→ Source data
• • •

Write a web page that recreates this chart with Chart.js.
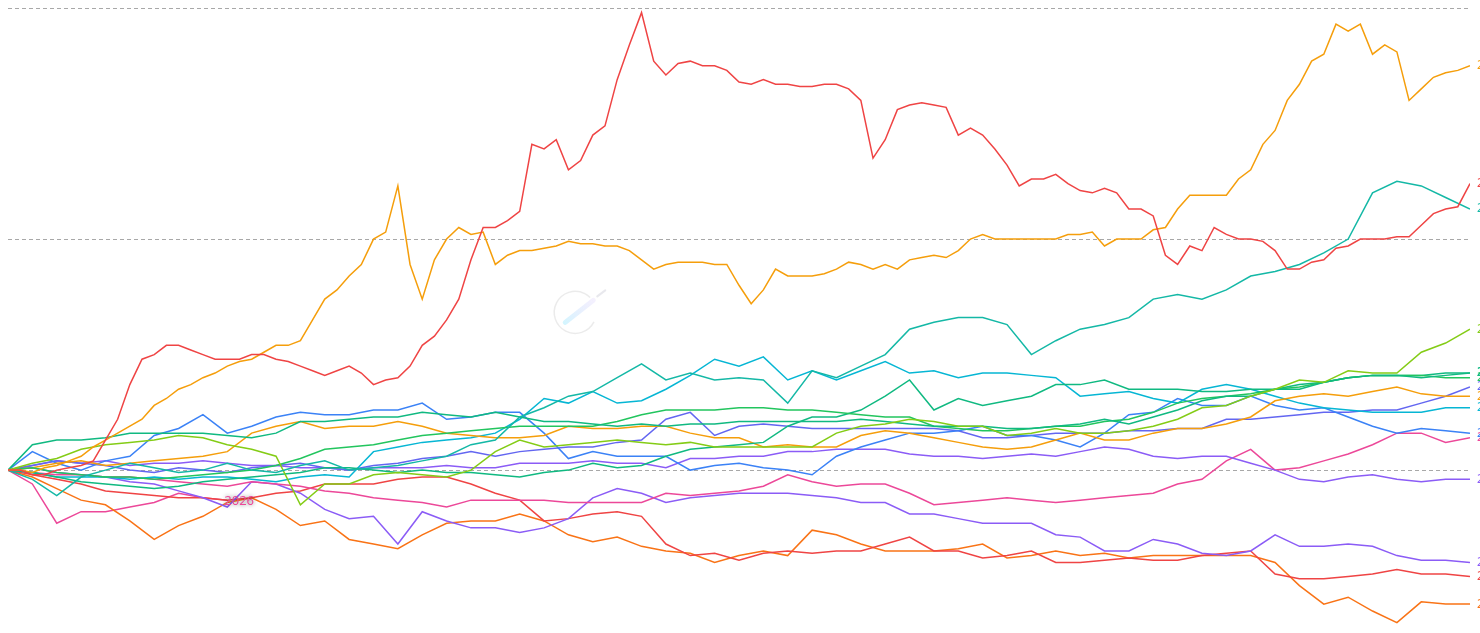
<!DOCTYPE html>
<html>
<head>
<meta charset="utf-8">
<script src="https://cdn.jsdelivr.net/npm/chart.js@4/dist/chart.umd.min.js"></script>
<style>
html,body{margin:0;padding:0;background:#fff;}
canvas{display:block;}
</style>
</head>
<body>
<canvas id="c" width="1480" height="633"></canvas>
<script>
// time axis: weeks 0..60; most series sampled every week, the two widest-swinging ones every half week
const weekCount = 60;

// cumulative return (%) per year
const y2010 = [0,0,-2,-2,0,1,2,4,13,22,37,48,50,54,54,52,50,48,48,48,50,50,48,47,45,43,41,43,45,42,37,39,40,45,54,58,65,74,91,105,105,108,112,141,139,143,130,134,145,149,169,184,198,177,171,176,177,175,175,173,168,167,169,167,167,166,166,167,167,165,160,135,143,156,158,159,158,157,145,148,145,139,132,123,126,126,128,124,121,120,122,120,113,113,110,93,89,97,95,105,102,100,100,99,95,87,87,90,91,96,97,100,100,100,101,101,106,111,113,114,124];
const y2011 = [0,0,-1,1,2,4,6,10,13,16,19,22,28,31,35,37,40,42,45,47,48,51,54,54,56,65,74,78,84,89,100,103,123,89,74,91,100,105,102,103,89,93,95,95,96,97,99,98,98,97,97,95,91,87,89,90,90,90,89,89,80,72,78,87,84,84,84,85,87,90,89,87,89,87,91,92,93,92,95,100,102,100,100,100,100,100,100,102,102,103,97,100,100,100,104,105,113,119,119,119,119,126,130,141,147,160,167,177,180,193,190,193,180,184,181,160,165,170,172,173,175];
const y2012 = [0,-4,-11,-3,0,3,1,-1,0,3,0,-1,2,4,0,1,2,4,6,11,13,23,27,32,34,40,46,39,42,39,40,39,29,43,40,45,50,61,64,66,66,63,50,56,61,63,66,74,76,74,78,84,86,89,94,100,120,125,123,118,113];
const y2013 = [0,3,5,9,11,12,13,15,14,11,9,6,-15,-6,-6,-2,-1,-2,-3,0,8,13,10,11,12,13,12,11,12,10,10,10,10,10,16,19,20,22,21,19,19,15,16,18,16,16,17,19,22,27,28,32,35,39,38,43,42,42,51,55,61];
const y2014 = [0,11,13,13,14,16,16,16,16,15,14,16,21,21,22,23,23,25,24,23,25,23,21,21,20,19,20,19,20,20,21,21,21,21,21,22,21,20,19,19,19,18,18,19,20,22,20,23,26,30,32,32,35,35,38,40,41,41,40,41,42];
const y2015 = [0,1,-1,-2,-3,-3,-4,-3,-2,-1,0,2,5,9,10,11,13,15,16,17,18,19,19,19,19,21,24,26,26,26,27,27,26,26,25,24,23,23,19,18,17,17,18,19,19,21,22,25,29,31,32,33,35,36,38,40,41,41,41,40,40];
const y2016 = [0,-1,-3,-5,-6,-7,-8,-7,-5,-4,-3,-2,-1,1,1,0,-1,0,-1,-1,-2,-3,-1,0,3,1,2,6,9,10,11,12,19,23,23,26,32,39,26,31,28,30,32,37,37,39,35,35,35,34,34,35,35,37,38,40,41,41,41,42,42];
const y2017 = [0,1,3,4,2,3,4,5,6,8,16,19,21,18,19,19,21,19,16,15,14,14,15,19,18,18,19,19,16,14,14,10,11,10,10,15,17,16,14,12,10,9,10,13,16,13,13,16,18,18,20,23,30,32,33,32,34,36,33,32,32];
const y2018 = [0,-1,-3,-3,-3,-4,-3,-4,-3,-3,-4,-5,-3,-2,-3,8,10,12,13,14,16,22,31,29,34,29,30,35,41,48,45,49,39,43,39,43,47,42,43,40,42,42,41,40,32,33,34,31,29,35,37,35,32,29,27,26,25,25,25,27,27];
const y2019 = [0,8,3,0,4,6,15,18,24,16,19,23,25,24,24,26,26,29,22,23,25,25,16,5,8,6,6,6,0,2,3,1,0,-2,6,10,13,16,16,17,19,15,15,13,10,16,24,25,31,28,28,32,28,26,27,23,19,16,18,17,16];
const y2020 = [0,2,4,3,2,0,-1,1,0,-1,1,2,3,1,0,2,3,5,6,8,6,8,9,10,10,12,13,22,25,15,19,20,19,18,18,18,18,18,18,17,14,14,15,16,16,16,17,17,18,18,22,22,23,24,25,25,26,26,29,32,36];
const y2021 = [0,2,4,3,4,2,3,3,4,3,2,2,1,1,0,1,1,1,2,1,1,3,3,3,4,3,3,1,5,5,6,6,8,8,9,9,9,7,6,6,5,6,7,6,8,10,9,6,5,6,6,3,0,-4,-5,-3,-2,-4,-5,-4,-4];
const y2022 = [0,-1,-2,-2,-3,-3,-4,-5,-6,-7,-5,-6,-7,-9,-10,-12,-13,-14,-16,-13,-13,-13,-13,-14,-14,-14,-14,-10,-11,-10,-9,-7,-2,-5,-7,-6,-6,-10,-15,-14,-13,-12,-13,-14,-13,-12,-11,-10,-6,-4,4,9,0,1,4,7,11,16,16,12,14];
const y2023 = [0,1,-1,-2,-3,-5,-6,-9,-12,-16,-5,-6,-10,-17,-21,-20,-32,-18,-22,-25,-25,-27,-25,-21,-12,-8,-10,-14,-12,-11,-10,-10,-10,-11,-12,-14,-14,-19,-19,-21,-23,-23,-23,-28,-29,-35,-35,-30,-32,-36,-37,-35,-28,-33,-33,-32,-33,-37,-39,-39,-40];
const y2024 = [0,-2,-4,-6,-9,-10,-11,-12,-12,-13,-12,-10,-9,-6,-6,-6,-4,-3,-3,-6,-10,-13,-22,-21,-19,-18,-20,-32,-37,-36,-39,-36,-35,-36,-35,-35,-32,-29,-35,-35,-38,-37,-35,-40,-40,-39,-38,-39,-39,-37,-36,-35,-45,-47,-47,-46,-45,-43,-45,-45,-46];
const y2025 = [0,-3,-8,-13,-15,-22,-30,-24,-20,-14,-12,-17,-24,-22,-30,-32,-34,-28,-23,-22,-22,-19,-22,-28,-31,-29,-33,-35,-36,-40,-37,-35,-37,-26,-28,-32,-35,-35,-35,-34,-32,-38,-37,-35,-37,-36,-38,-37,-37,-37,-37,-37,-40,-50,-58,-55,-61,-66,-57,-58,-58];
const y2026 = [0,-6,-23,-18,-18,-16,-14,-10,-12,-13];

const seriesNames  = ['2010','2011','2012','2013','2014','2015','2016','2017','2018','2019','2020','2021','2022','2023','2024','2025','2026'];
const seriesValues = [y2010,y2011,y2012,y2013,y2014,y2015,y2016,y2017,y2018,y2019,y2020,y2021,y2022,y2023,y2024,y2025,y2026];
const seriesColors = ['#ef4444','#f59e0b','#14b8a6','#84cc16','#10b981','#22c55e','#10b981','#f59e0b','#06b6d4','#3b82f6','#6366f1','#8b5cf6','#ec4899','#8b5cf6','#ef4444','#f97316','#ec4899'];
const gridValues = [0, 100, 200];

function toPoints(vals) {
  const step = vals.length > weekCount + 1 ? weekCount / (vals.length - 1) : 1;
  return vals.map((v, j) => ({ x: j * step, y: v }));
}

const endLabels = {
  id: 'endLabels',
  afterDatasetsDraw(chart) {
    const ctx = chart.ctx;
    ctx.save();
    chart.data.datasets.forEach((ds, i) => {
      const meta = chart.getDatasetMeta(i);
      const last = meta.data[ds.data.length - 1];
      if (!last) return;
      const current = i === chart.data.datasets.length - 1;
      ctx.font = current ? '13px "Noto Sans", sans-serif' : '12px "Noto Sans", sans-serif';
      ctx.textBaseline = 'middle';
      ctx.textAlign = 'left';
      ctx.fillStyle = ds.borderColor;
      if (current) {
        ctx.shadowColor = 'rgba(0,0,0,0.55)';
        ctx.shadowBlur = 4;
        ctx.fillText(ds.label, last.x - 3, last.y + 1);
      } else {
        ctx.fillText(ds.label, last.x + 7, last.y);
      }
    });
    ctx.restore();
  }
};

const watermark = {
  id: 'watermark',
  beforeDatasetsDraw(chart) {
    const a = chart.chartArea;
    const ctx = chart.ctx;
    const cx = a.left + (a.right - a.left) * 0.388;
    const cy = a.top + (a.bottom - a.top) * 0.487;
    ctx.save();
    ctx.strokeStyle = 'rgba(210,210,210,0.45)';
    ctx.lineWidth = 1.5;
    ctx.beginPath();
    ctx.arc(cx, cy, 21, Math.PI * 0.15, Math.PI * 1.75);
    ctx.stroke();
    const g = ctx.createLinearGradient(cx - 12, cy + 12, cx + 22, cy - 15);
    g.addColorStop(0, 'rgba(180,240,255,0.6)');
    g.addColorStop(1, 'rgba(220,200,250,0.25)');
    ctx.strokeStyle = g;
    ctx.lineWidth = 5;
    ctx.lineCap = 'round';
    ctx.beginPath();
    ctx.moveTo(cx - 10, cy + 10);
    ctx.lineTo(cx + 18, cy - 12);
    ctx.stroke();
    ctx.lineWidth = 2;
    ctx.strokeStyle = 'rgba(210,210,220,0.5)';
    ctx.beginPath();
    ctx.moveTo(cx + 22, cy - 16);
    ctx.lineTo(cx + 30, cy - 22);
    ctx.stroke();
    ctx.restore();
  }
};

new Chart(document.getElementById('c'), {
  type: 'line',
  data: {
    datasets: seriesValues.map((vals, i) => ({
      label: seriesNames[i],
      data: toPoints(vals),
      borderColor: seriesColors[i],
      backgroundColor: seriesColors[i],
      borderWidth: 1.5,
      pointRadius: 0,
      tension: 0,
      fill: false
    }))
  },
  options: {
    responsive: false,
    animation: false,
    parsing: true,
    layout: { padding: { left: 8, right: 10, top: 8, bottom: 0 } },
    plugins: { legend: { display: false }, tooltip: { enabled: false } },
    scales: {
      x: { type: 'linear', display: false, min: 0, max: weekCount },
      y: {
        min: -70.5,
        max: 200,
        afterBuildTicks: (axis) => { axis.ticks = gridValues.map(v => ({ value: v })); },
        ticks: { display: false },
        grid: { color: '#a8a8a8', lineWidth: 1, drawTicks: false },
        border: { display: false, dash: [4, 3] }
      }
    }
  },
  plugins: [watermark, endLabels]
});
</script>
</body>
</html>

• • •

→ Set exercise
Pictures are excluded: retype only the lines from the beginning of the listing above through the line with "const weekCount = 60;", both included.

→ Task solution
Write a web page that recreates this chart with Chart.js.
<!DOCTYPE html>
<html>
<head>
<meta charset="utf-8">
<script src="https://cdn.jsdelivr.net/npm/chart.js@4/dist/chart.umd.min.js"></script>
<style>
html,body{margin:0;padding:0;background:#fff;}
canvas{display:block;}
</style>
</head>
<body>
<canvas id="c" width="1480" height="633"></canvas>
<script>
// time axis: weeks 0..60; most series sampled every week, the two widest-swinging ones every half week
const weekCount = 60;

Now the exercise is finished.